TASK TO COMPLETE:
Take the lines from the top down to and including the one with "a_arrow_y = [1.51, 1.51, 1.51, 1.51, -1.57, -1.57, -1.57, -1.57]" and repeat them exactly. Omit images.

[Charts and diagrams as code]
++++++

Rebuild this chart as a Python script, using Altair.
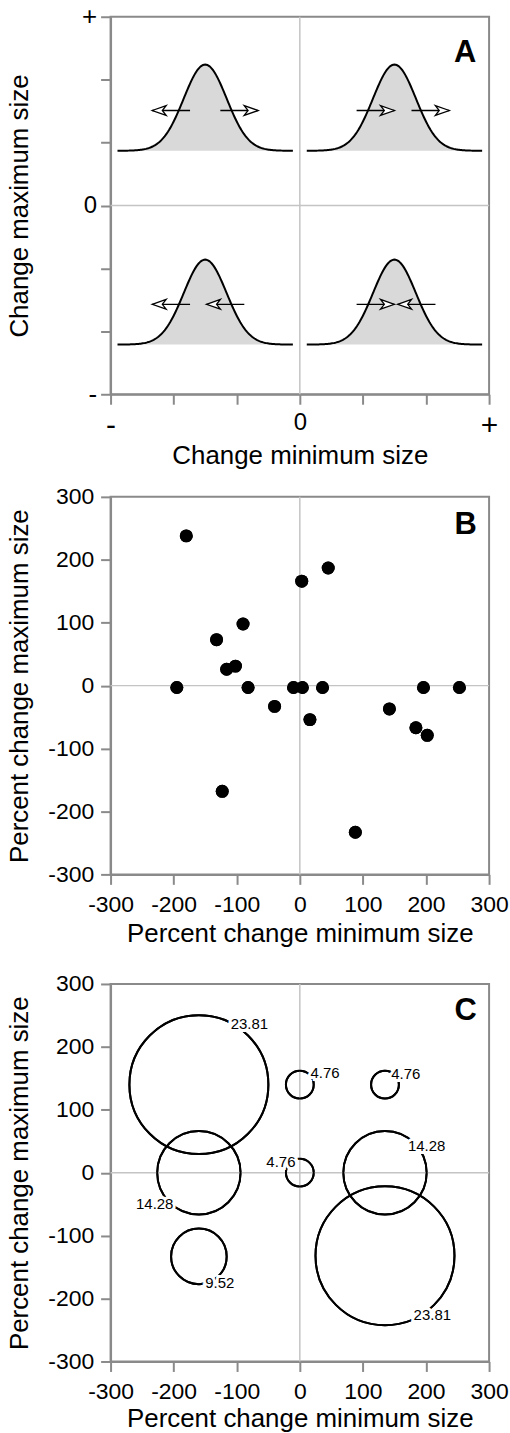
import altair as alt
import numpy as np
import pandas as pd

# ---------------- Panel A (schematic) ----------------
a_curve_id = ["tl", "tr", "bl", "br"]
a_curve_center = [-1.5, 1.5, -1.5, 1.5]
a_curve_base = [0.87, 0.87, -2.21, -2.21]
a_curve_peak = [2.24, 2.24, -0.86, -0.86]
a_curve_sd = 0.34
a_curve_halfspan = 1.39

a_arrow_tail = [-1.74, -1.26, 0.90, 1.77, -1.74, -0.88, 0.90, 2.15]
a_arrow_tip = [-2.34, -0.66, 1.50, 2.37, -2.34, -1.48, 1.50, 1.55]
a_arrow_y = [1.51, 1.51, 1.51, 1.51, -1.57, -1.57, -1.57, -1.57]

a_ticks = [-3, -2, -1, 0, 1, 2, 3]
a_tick_labels = ["-", "", "", "0", "", "", "+"]

# ---------------- Panel B ----------------
b_min_change = [-180, -195, -132, -90, -116, -102, -82, -123, -40, -10, 4, 3, 45,
                16, 36, 142, 184, 202, 196, 253, 88]
b_max_change = [238, -3, 73, 98, 26, 31, -3, -168, -33, -3, -3, 166, 187,
                -54, -3, -37, -67, -79, -3, -3, -233]

# ---------------- Panel C ----------------
c_min_change = [-160, 0, 135, -160, 0, 135, -160, 135]
c_max_change = [140, 140, 140, 0, 0, 0, -133, -132]
c_percent = [23.81, 4.76, 4.76, 14.28, 4.76, 14.28, 9.52, 23.81]
c_label_text = ["23.81", "4.76", "4.76", "14.28", "4.76", "14.28", "9.52", "23.81"]
c_label_x = [-80, 40, 168, -230, -30, 201, -127, 210]
c_label_y = [237, 159, 157, -49, 17, 43, -176, -226]

pct_ticks = [-300, -200, -100, 0, 100, 200, 300]
pct_tick_labels = ["-300", "-200", "-100", "0", "100", "200", "300"]

panel_letters = ["A", "B", "C"]
letter_x = [2.62, 263, 263]
letter_y = [2.42, 256, 257]

# ---------------- style ----------------
FONT = "Liberation Sans"
W, H = 380, 379
AXIS_GRAY = "#8a8a8a"
ZERO_GRAY = "#c4c4c4"


def label_expr(ticks, labels):
    t = ",".join(str(v) for v in ticks)
    l = ",".join("'" + s + "'" for s in labels)
    return f"[{l}][indexof([{t}], datum.value)]"


# ---- Panel A data
grid = np.linspace(-a_curve_halfspan, a_curve_halfspan, 161)
rows = []
for cid, c, b, p in zip(a_curve_id, a_curve_center, a_curve_base, a_curve_peak):
    for g in grid:
        rows.append({"id": cid, "x": c + g, "base": b,
                     "y": b + (p - b) * np.exp(-g * g / (2 * a_curve_sd ** 2))})
curves = pd.DataFrame(rows)
arrows = pd.DataFrame({"tail": a_arrow_tail, "tip": a_arrow_tip, "y": a_arrow_y})
arrows["dir"] = np.where(arrows["tip"] > arrows["tail"], "right", "left")

RIGHT_HEAD = "M0,0L-2,-0.7L-1.45,0L-2,0.7Z"
LEFT_HEAD = "M0,0L2,-0.7L1.45,0L2,0.7Z"

a_xlabel_size = {"condition": {"test": "datum.value == 0", "value": 24}, "value": 30}
a_ylabel_size = {"condition": {"test": "datum.value == 0", "value": 24}, "value": 26}

ax_x = alt.X("x:Q", scale=alt.Scale(domain=[-3, 3], nice=False, zero=False),
             axis=alt.Axis(values=a_ticks, labelExpr=label_expr(a_ticks, a_tick_labels),
                           title="Change minimum size", labelFontSize=a_xlabel_size,
                           labelFlush=False, labelOverlap=False,
                           labelPadding=6, titlePadding=3))
ax_y = alt.Y("y:Q", scale=alt.Scale(domain=[-3, 3], nice=False, zero=False),
             axis=alt.Axis(values=a_ticks, labelExpr=label_expr(a_ticks, a_tick_labels),
                           title="Change maximum size", labelFontSize=a_ylabel_size,
                           labelFlush=False, labelOverlap=False,
                           labelPadding=4, titleX=-83, titleY=H / 2,
                           titleBaseline="alphabetic"))

zeroA = pd.DataFrame({"z": [0]})
a_vzero = alt.Chart(zeroA).mark_rule(color=ZERO_GRAY, strokeWidth=1.5).encode(x=alt.X("z:Q", scale=alt.Scale(domain=[-3, 3], nice=False)))
a_hzero = alt.Chart(zeroA).mark_rule(color=ZERO_GRAY, strokeWidth=1.5).encode(y=alt.Y("z:Q", scale=alt.Scale(domain=[-3, 3], nice=False)))

a_area = alt.Chart(curves).mark_area(color="#d9d9d9", opacity=1).encode(
    x=ax_x, y=ax_y, y2="base:Q", detail="id:N")
a_line = alt.Chart(curves).mark_line(color="black", strokeWidth=2).encode(
    x="x:Q", y="y:Q", detail="id:N")
a_shaft = alt.Chart(arrows).mark_rule(color="black", strokeWidth=1.3).encode(
    x="tail:Q", x2="tip:Q", y="y:Q")
a_head_r = alt.Chart(arrows).transform_filter("datum.dir == 'right'").mark_point(
    shape=RIGHT_HEAD, size=196, filled=True, fill="white", stroke="black",
    strokeWidth=1.3, opacity=1).encode(x="tip:Q", y="y:Q")
a_head_l = alt.Chart(arrows).transform_filter("datum.dir == 'left'").mark_point(
    shape=LEFT_HEAD, size=196, filled=True, fill="white", stroke="black",
    strokeWidth=1.3, opacity=1).encode(x="tip:Q", y="y:Q")
a_letter = alt.Chart(pd.DataFrame({"t": [panel_letters[0]], "x": [letter_x[0]], "y": [letter_y[0]]})).mark_text(
    font=FONT, fontSize=31, fontWeight="bold", color="black", baseline="middle").encode(
    x="x:Q", y="y:Q", text="t:N")

panelA = alt.layer(a_area, a_vzero, a_hzero, a_line, a_shaft, a_head_r, a_head_l, a_letter).properties(
    width=W, height=H)

# ---- Panel B
dfB = pd.DataFrame({"xmin": b_min_change, "xmax": b_max_change})
pct_scale = alt.Scale(domain=[-300, 300], nice=False, zero=False)


def pct_x(title_pad=4):
    return alt.X("xmin:Q", scale=pct_scale,
                 axis=alt.Axis(values=pct_ticks, labelExpr=label_expr(pct_ticks, pct_tick_labels),
                               title="Percent change minimum size", labelFontSize=23,
                               labelFlush=False, labelOverlap=False,
                               labelPadding=9, titlePadding=title_pad))


def pct_y():
    return alt.Y("xmax:Q", scale=pct_scale,
                 axis=alt.Axis(values=pct_ticks, labelExpr=label_expr(pct_ticks, pct_tick_labels),
                               title="Percent change maximum size", labelFontSize=23,
                               labelFlush=False, labelOverlap=False,
                               labelPadding=7, titleX=-83, titleY=H / 2,
                               titleBaseline="alphabetic"))


zeroP = pd.DataFrame({"z": [0]})


def zero_rules():
    v = alt.Chart(zeroP).mark_rule(color=ZERO_GRAY, strokeWidth=1.5).encode(x=alt.X("z:Q", scale=pct_scale))
    h = alt.Chart(zeroP).mark_rule(color=ZERO_GRAY, strokeWidth=1.5).encode(y=alt.Y("z:Q", scale=pct_scale))
    return v, h


b_v, b_h = zero_rules()
b_pts = alt.Chart(dfB).mark_circle(size=169, color="black", opacity=1).encode(x=pct_x(4), y=pct_y())
b_letter = alt.Chart(pd.DataFrame({"t": [panel_letters[1]], "x": [letter_x[1]], "y": [letter_y[1]]})).mark_text(
    font=FONT, fontSize=31, fontWeight="bold", color="black", baseline="middle").encode(
    x=alt.X("x:Q", scale=pct_scale), y=alt.Y("y:Q", scale=pct_scale), text="t:N")
panelB = alt.layer(b_pts, b_v, b_h, b_pts, b_letter).properties(width=W, height=H)

# ---- Panel C
dfC = pd.DataFrame({"xmin": c_min_change, "xmax": c_max_change, "pct": c_percent})
dfL = pd.DataFrame({"lx": c_label_x, "ly": c_label_y, "txt": c_label_text})
c_v, c_h = zero_rules()
c_circ = alt.Chart(dfC).mark_point(shape="circle", filled=False, color="black",
                                   strokeWidth=2, opacity=1).encode(
    x=pct_x(2), y=pct_y(),
    size=alt.Size("pct:Q", scale=alt.Scale(type="pow", exponent=2, domain=[0, 25],
                                           range=[0, 4 * (2.93 * 25) ** 2]), legend=None))
c_halo = alt.Chart(dfL).mark_text(font=FONT, fontSize=15, color="white", stroke="white",
                                  strokeWidth=6, baseline="middle").encode(
    x=alt.X("lx:Q", scale=pct_scale), y=alt.Y("ly:Q", scale=pct_scale), text="txt:N")
c_text = alt.Chart(dfL).mark_text(font=FONT, fontSize=15, color="black",
                                  baseline="middle").encode(
    x=alt.X("lx:Q", scale=pct_scale), y=alt.Y("ly:Q", scale=pct_scale), text="txt:N")
c_letter = alt.Chart(pd.DataFrame({"t": [panel_letters[2]], "x": [letter_x[2]], "y": [letter_y[2]]})).mark_text(
    font=FONT, fontSize=31, fontWeight="bold", color="black", baseline="middle").encode(
    x=alt.X("x:Q", scale=pct_scale), y=alt.Y("y:Q", scale=pct_scale), text="t:N")
panelC = alt.layer(c_circ, c_v, c_h, c_circ, c_halo, c_text, c_letter).properties(width=W, height=H)

top = alt.vconcat(panelA, panelB, spacing=15)
chart = alt.vconcat(top, panelC, spacing=25).properties(
    padding={"left": 5, "top": 0, "right": 0, "bottom": 0},
    background="white",
).configure_axis(
    domainColor=AXIS_GRAY, domainWidth=2, tickColor=AXIS_GRAY, tickWidth=2, tickSize=10,
    grid=False, labelColor="black", titleColor="black", labelFont=FONT, titleFont=FONT,
    titleFontSize=26, titleFontWeight="normal",
).configure_view(stroke=AXIS_GRAY, strokeWidth=2)

chart.save("out.html", embed_options={"renderer": "svg", "actions": False})
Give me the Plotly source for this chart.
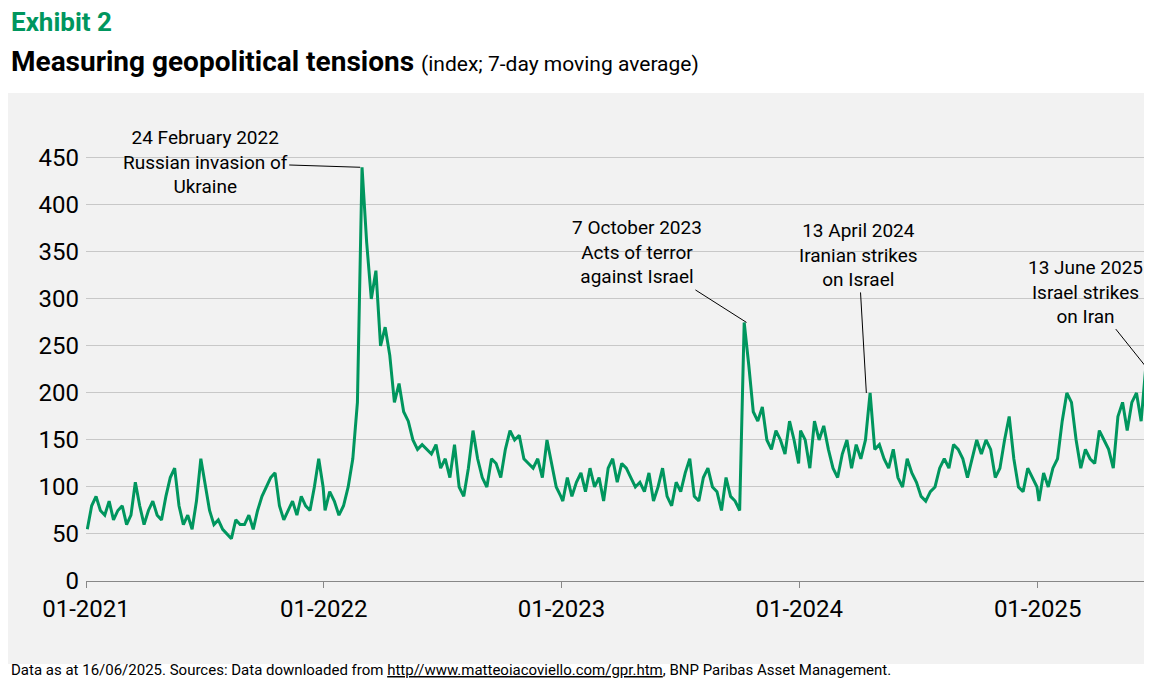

++++++

SOLVED PROBLEM:
Rebuild this chart as a Python script, using Altair.
import altair as alt
import numpy as np
import pandas as pd

# ---------------- Panel A (schematic) ----------------
a_curve_id = ["tl", "tr", "bl", "br"]
a_curve_center = [-1.5, 1.5, -1.5, 1.5]
a_curve_base = [0.87, 0.87, -2.21, -2.21]
a_curve_peak = [2.24, 2.24, -0.86, -0.86]
a_curve_sd = 0.34
a_curve_halfspan = 1.39

a_arrow_tail = [-1.74, -1.26, 0.90, 1.77, -1.74, -0.88, 0.90, 2.15]
a_arrow_tip = [-2.34, -0.66, 1.50, 2.37, -2.34, -1.48, 1.50, 1.55]
a_arrow_y = [1.51, 1.51, 1.51, 1.51, -1.57, -1.57, -1.57, -1.57]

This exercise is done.